:: Entries provided
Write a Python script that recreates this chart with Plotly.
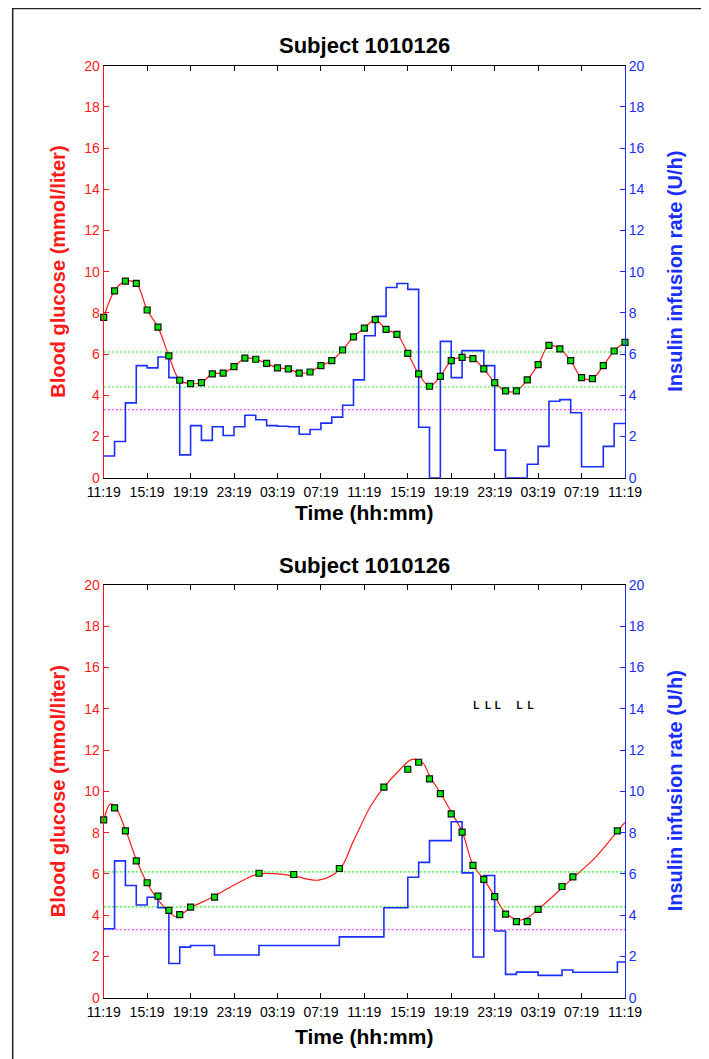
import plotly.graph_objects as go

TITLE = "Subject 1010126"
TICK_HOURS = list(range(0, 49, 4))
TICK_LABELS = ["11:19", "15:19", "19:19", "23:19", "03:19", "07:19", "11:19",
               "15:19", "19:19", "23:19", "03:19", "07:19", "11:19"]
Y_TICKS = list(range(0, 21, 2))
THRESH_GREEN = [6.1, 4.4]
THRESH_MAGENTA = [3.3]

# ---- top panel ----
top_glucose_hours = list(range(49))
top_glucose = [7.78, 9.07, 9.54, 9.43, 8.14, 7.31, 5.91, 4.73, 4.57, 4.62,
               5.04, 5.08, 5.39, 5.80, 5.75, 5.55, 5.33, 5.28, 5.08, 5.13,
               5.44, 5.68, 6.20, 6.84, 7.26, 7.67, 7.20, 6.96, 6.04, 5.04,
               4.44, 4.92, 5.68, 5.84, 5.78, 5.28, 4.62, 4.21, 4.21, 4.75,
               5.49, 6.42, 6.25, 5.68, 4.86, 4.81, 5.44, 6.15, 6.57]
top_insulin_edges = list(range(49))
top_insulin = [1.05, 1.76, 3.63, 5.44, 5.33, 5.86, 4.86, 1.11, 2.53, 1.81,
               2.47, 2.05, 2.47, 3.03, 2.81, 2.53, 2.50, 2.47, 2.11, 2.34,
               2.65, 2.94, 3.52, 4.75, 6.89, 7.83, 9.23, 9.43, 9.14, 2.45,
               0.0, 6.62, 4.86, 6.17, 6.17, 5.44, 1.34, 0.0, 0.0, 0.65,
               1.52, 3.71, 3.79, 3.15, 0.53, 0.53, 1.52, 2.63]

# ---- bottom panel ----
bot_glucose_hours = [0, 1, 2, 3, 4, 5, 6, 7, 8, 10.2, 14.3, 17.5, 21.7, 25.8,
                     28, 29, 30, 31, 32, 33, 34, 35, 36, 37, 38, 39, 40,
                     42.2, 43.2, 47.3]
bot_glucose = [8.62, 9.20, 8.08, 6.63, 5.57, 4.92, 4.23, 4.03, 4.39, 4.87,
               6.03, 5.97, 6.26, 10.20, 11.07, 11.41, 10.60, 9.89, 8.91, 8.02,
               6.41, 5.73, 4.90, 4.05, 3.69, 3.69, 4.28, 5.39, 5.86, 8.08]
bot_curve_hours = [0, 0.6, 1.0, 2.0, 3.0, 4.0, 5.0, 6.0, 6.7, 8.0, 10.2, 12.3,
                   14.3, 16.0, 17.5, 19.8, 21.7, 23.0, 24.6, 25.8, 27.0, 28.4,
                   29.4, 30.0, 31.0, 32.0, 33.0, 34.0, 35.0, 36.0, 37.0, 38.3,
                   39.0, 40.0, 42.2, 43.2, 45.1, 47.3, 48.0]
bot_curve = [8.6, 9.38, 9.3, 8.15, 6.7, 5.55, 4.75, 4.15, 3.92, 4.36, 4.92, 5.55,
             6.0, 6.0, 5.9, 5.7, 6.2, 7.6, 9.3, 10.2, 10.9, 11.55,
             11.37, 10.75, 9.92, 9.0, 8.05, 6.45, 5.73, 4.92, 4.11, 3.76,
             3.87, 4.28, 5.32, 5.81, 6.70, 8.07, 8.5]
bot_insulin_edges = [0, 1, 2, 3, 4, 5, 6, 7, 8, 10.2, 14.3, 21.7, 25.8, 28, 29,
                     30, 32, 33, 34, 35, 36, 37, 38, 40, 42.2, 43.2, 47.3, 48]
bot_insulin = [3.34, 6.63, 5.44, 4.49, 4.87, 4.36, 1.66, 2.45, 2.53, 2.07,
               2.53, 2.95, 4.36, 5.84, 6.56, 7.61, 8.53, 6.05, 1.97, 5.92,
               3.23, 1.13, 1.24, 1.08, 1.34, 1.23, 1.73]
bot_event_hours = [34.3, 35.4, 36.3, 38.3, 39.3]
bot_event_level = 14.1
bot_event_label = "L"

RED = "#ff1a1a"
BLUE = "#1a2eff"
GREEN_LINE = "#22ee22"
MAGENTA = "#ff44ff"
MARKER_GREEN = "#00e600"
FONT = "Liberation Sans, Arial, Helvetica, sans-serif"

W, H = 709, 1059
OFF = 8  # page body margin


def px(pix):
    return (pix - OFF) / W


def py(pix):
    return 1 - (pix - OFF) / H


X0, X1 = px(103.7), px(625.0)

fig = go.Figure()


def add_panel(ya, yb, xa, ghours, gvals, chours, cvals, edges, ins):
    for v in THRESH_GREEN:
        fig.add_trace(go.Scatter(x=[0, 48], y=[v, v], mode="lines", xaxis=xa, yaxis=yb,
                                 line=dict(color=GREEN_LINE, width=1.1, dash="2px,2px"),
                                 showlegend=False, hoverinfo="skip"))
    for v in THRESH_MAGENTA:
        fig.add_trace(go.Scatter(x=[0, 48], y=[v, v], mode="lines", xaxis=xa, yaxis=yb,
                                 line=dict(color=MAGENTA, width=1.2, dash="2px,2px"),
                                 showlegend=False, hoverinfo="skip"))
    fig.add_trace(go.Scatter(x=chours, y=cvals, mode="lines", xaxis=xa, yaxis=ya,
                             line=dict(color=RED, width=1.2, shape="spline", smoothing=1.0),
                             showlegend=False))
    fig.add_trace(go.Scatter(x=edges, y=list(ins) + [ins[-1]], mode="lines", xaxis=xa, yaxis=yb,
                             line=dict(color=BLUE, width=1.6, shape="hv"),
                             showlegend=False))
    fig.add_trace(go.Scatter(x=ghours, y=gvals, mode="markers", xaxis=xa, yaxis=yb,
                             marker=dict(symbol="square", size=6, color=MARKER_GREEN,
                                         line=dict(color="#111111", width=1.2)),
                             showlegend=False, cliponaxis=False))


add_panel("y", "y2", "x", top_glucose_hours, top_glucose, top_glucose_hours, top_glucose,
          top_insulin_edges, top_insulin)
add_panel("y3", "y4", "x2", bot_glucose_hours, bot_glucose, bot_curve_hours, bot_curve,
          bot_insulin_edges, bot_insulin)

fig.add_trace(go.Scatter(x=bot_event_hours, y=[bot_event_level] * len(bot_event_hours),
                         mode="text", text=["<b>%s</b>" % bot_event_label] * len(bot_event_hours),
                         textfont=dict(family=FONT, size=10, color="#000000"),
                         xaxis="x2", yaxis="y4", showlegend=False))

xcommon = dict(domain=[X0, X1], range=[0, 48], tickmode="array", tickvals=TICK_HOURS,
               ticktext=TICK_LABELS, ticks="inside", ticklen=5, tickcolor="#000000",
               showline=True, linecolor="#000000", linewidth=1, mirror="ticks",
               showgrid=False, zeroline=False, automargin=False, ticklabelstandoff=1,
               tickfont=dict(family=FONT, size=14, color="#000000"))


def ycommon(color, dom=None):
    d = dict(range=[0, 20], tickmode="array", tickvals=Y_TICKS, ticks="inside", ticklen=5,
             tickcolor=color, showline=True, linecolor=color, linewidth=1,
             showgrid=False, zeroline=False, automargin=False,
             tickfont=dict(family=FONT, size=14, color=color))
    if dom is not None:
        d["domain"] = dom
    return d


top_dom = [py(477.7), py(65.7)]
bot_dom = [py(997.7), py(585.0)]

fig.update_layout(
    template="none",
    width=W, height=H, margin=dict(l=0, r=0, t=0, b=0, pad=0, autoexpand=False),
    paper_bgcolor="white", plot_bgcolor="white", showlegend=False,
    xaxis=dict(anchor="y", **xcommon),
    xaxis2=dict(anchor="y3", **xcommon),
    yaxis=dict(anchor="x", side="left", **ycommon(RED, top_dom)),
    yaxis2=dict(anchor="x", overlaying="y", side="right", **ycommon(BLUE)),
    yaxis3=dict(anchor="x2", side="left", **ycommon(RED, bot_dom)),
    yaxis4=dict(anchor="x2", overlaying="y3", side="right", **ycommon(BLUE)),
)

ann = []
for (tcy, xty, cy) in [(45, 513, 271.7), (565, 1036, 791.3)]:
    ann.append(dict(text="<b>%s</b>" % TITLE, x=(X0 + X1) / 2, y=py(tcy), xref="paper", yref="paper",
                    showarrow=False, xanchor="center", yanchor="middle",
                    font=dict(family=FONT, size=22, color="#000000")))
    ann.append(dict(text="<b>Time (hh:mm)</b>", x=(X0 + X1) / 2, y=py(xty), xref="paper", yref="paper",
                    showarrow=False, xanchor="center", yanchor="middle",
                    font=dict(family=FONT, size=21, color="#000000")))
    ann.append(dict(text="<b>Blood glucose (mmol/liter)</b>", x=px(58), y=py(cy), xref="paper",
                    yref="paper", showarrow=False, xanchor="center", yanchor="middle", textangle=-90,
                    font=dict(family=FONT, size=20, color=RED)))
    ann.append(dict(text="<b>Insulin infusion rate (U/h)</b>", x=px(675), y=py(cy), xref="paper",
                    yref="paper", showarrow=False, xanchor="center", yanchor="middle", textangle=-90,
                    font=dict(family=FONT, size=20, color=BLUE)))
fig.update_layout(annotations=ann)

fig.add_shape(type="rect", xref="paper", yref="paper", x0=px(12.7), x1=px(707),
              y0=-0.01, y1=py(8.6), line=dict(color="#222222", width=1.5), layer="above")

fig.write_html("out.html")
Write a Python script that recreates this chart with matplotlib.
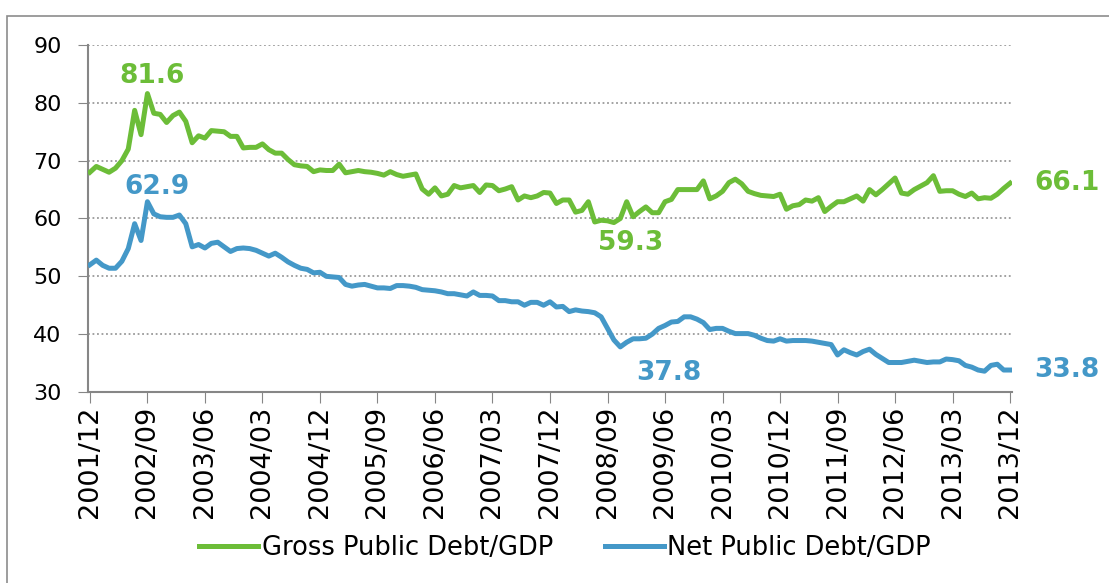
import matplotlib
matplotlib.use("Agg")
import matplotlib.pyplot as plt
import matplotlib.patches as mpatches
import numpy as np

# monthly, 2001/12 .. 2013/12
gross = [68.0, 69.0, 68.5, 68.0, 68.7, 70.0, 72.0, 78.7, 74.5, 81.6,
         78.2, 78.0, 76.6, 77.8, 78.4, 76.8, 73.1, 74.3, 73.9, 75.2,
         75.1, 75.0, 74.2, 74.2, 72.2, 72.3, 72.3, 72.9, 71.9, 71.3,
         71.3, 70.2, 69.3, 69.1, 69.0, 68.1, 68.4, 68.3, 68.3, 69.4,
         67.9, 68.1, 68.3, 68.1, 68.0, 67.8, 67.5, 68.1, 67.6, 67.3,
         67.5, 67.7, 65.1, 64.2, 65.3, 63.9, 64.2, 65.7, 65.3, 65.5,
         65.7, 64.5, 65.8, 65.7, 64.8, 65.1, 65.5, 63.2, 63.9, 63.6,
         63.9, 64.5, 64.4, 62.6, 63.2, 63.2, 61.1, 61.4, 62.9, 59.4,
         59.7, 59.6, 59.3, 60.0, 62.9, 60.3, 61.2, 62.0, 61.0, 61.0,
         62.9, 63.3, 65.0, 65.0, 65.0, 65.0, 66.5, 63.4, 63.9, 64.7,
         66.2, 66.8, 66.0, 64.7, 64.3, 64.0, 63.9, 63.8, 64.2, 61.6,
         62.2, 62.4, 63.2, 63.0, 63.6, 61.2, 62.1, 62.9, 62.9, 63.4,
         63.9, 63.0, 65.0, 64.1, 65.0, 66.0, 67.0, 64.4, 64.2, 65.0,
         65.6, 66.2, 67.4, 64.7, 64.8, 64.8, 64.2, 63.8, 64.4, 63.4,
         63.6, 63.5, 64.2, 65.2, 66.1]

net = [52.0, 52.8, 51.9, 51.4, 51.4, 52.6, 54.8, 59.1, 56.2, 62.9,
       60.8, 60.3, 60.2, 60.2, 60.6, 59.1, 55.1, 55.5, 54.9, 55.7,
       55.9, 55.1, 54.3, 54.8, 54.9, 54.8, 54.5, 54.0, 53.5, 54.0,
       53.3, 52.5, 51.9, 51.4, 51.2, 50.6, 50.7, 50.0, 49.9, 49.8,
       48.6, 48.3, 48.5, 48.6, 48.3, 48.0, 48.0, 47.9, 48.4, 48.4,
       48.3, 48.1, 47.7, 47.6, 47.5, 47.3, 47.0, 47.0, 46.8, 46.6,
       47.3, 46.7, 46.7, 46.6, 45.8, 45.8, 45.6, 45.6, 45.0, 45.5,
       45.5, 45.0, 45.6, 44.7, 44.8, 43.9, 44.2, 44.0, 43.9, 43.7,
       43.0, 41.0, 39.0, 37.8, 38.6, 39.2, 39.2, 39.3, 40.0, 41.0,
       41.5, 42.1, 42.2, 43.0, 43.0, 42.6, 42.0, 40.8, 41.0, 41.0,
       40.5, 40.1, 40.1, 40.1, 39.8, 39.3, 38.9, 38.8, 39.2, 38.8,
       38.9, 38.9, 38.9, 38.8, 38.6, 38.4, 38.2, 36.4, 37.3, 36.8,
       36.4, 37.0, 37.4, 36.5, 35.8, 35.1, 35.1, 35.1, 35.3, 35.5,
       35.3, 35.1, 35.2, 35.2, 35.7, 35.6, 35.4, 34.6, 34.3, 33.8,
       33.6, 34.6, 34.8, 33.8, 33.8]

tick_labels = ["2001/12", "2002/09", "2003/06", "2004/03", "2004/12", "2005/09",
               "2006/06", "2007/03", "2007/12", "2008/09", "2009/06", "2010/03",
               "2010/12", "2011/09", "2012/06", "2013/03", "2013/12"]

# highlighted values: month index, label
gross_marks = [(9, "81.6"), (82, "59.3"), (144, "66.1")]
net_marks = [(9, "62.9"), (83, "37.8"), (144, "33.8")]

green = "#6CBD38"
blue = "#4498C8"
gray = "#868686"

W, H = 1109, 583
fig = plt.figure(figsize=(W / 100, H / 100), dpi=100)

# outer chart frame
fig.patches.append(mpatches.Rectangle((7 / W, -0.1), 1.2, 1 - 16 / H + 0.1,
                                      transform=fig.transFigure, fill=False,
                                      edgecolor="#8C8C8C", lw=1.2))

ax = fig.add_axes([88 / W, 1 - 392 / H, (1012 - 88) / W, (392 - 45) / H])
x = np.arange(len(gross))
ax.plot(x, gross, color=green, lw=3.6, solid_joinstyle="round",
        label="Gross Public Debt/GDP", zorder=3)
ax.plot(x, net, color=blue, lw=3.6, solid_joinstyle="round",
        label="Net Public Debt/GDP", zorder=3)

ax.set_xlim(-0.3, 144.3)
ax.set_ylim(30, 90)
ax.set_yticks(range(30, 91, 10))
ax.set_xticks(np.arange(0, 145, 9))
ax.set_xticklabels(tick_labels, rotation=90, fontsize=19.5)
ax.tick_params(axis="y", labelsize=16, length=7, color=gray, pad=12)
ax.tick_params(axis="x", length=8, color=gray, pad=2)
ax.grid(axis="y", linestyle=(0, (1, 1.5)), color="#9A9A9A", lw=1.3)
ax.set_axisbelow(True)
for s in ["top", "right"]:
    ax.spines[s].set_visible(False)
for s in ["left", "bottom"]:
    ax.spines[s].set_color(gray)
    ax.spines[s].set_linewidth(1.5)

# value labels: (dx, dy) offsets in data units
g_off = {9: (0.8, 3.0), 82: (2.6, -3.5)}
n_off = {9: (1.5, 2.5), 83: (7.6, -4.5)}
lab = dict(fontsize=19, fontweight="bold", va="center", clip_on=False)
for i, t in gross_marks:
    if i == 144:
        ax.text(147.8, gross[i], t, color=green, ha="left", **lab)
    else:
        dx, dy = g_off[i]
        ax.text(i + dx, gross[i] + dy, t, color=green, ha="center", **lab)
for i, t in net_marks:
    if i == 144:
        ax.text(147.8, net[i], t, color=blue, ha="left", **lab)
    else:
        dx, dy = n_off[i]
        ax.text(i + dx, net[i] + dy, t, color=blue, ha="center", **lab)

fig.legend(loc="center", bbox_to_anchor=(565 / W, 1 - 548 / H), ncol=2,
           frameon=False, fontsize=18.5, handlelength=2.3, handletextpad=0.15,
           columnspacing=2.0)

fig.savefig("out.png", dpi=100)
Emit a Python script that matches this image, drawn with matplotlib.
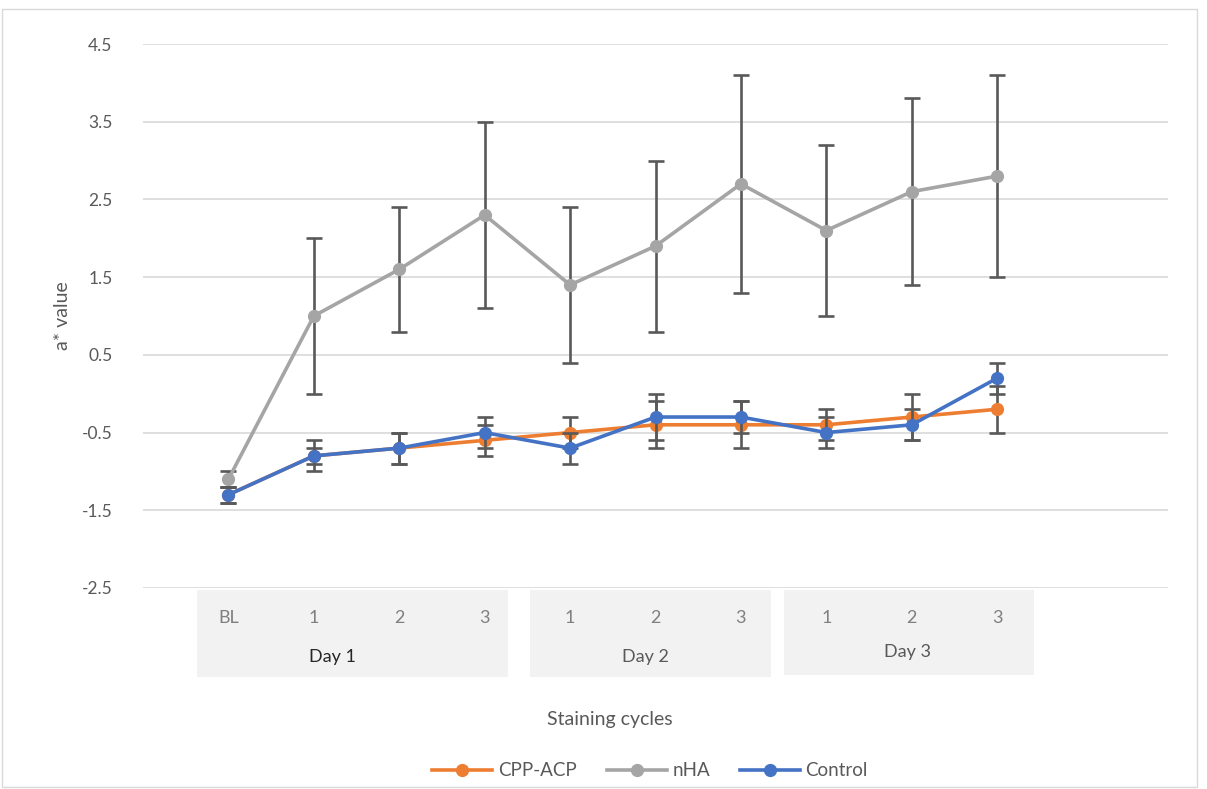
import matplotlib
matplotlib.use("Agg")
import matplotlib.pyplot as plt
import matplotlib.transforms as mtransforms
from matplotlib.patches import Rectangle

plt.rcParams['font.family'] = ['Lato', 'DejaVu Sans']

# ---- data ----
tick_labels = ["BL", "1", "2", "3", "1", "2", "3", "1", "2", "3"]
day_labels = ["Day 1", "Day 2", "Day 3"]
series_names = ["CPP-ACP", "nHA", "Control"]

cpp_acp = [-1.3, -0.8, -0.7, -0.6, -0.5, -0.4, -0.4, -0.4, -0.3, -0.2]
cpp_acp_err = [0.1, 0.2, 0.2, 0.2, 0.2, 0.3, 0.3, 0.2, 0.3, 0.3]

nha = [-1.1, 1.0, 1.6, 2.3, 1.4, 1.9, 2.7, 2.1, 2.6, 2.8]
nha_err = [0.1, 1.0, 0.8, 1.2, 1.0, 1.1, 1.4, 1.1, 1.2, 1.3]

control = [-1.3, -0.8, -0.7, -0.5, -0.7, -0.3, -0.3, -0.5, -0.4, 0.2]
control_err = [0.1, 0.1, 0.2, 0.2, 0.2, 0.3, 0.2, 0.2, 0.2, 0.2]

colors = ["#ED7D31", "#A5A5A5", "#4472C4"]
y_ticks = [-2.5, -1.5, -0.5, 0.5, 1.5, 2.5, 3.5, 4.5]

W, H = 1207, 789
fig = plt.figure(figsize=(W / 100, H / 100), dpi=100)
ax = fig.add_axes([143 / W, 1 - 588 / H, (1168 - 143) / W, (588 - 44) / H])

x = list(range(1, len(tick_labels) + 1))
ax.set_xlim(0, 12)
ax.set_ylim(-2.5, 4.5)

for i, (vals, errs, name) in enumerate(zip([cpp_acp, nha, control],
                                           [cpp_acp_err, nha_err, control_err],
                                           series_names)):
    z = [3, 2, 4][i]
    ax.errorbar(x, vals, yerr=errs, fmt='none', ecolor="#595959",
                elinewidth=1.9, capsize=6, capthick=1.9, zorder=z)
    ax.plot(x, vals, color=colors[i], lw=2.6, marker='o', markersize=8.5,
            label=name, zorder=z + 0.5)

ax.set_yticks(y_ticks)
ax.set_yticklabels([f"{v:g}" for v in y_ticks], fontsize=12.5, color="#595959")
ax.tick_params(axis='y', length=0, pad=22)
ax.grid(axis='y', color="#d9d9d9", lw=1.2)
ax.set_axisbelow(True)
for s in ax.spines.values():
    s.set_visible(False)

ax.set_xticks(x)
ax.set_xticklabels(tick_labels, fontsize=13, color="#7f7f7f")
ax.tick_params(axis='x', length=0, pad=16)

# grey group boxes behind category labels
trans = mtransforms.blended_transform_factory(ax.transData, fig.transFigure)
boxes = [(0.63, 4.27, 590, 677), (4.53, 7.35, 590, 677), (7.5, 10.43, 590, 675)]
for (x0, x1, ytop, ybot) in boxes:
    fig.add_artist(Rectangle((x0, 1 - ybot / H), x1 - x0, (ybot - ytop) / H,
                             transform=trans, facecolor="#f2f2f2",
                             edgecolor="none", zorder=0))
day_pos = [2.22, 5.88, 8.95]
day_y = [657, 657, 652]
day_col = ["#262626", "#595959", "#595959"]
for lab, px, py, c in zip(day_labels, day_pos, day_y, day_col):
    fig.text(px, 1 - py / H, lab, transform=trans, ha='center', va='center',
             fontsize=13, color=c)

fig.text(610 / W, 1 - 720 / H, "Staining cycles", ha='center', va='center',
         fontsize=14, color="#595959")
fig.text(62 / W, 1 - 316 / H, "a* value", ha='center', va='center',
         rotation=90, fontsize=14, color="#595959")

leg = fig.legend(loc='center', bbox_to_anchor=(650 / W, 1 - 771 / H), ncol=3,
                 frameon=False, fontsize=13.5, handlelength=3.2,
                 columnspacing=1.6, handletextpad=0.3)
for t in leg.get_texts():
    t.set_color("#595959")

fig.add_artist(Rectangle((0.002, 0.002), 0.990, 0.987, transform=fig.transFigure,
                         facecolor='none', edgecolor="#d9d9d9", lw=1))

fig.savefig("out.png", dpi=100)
::::
**Given instruction:** What's needed is an exact copy of the records above from the line containing "Write a Python script that recreates this chart with matplotlib." down to the line containing "import numpy as np", both included, without any pictures.

**Answer:**
Write a Python script that recreates this chart with matplotlib.
import matplotlib
matplotlib.use("Agg")
import matplotlib.pyplot as plt
import matplotlib.patches as mpatches
import numpy as np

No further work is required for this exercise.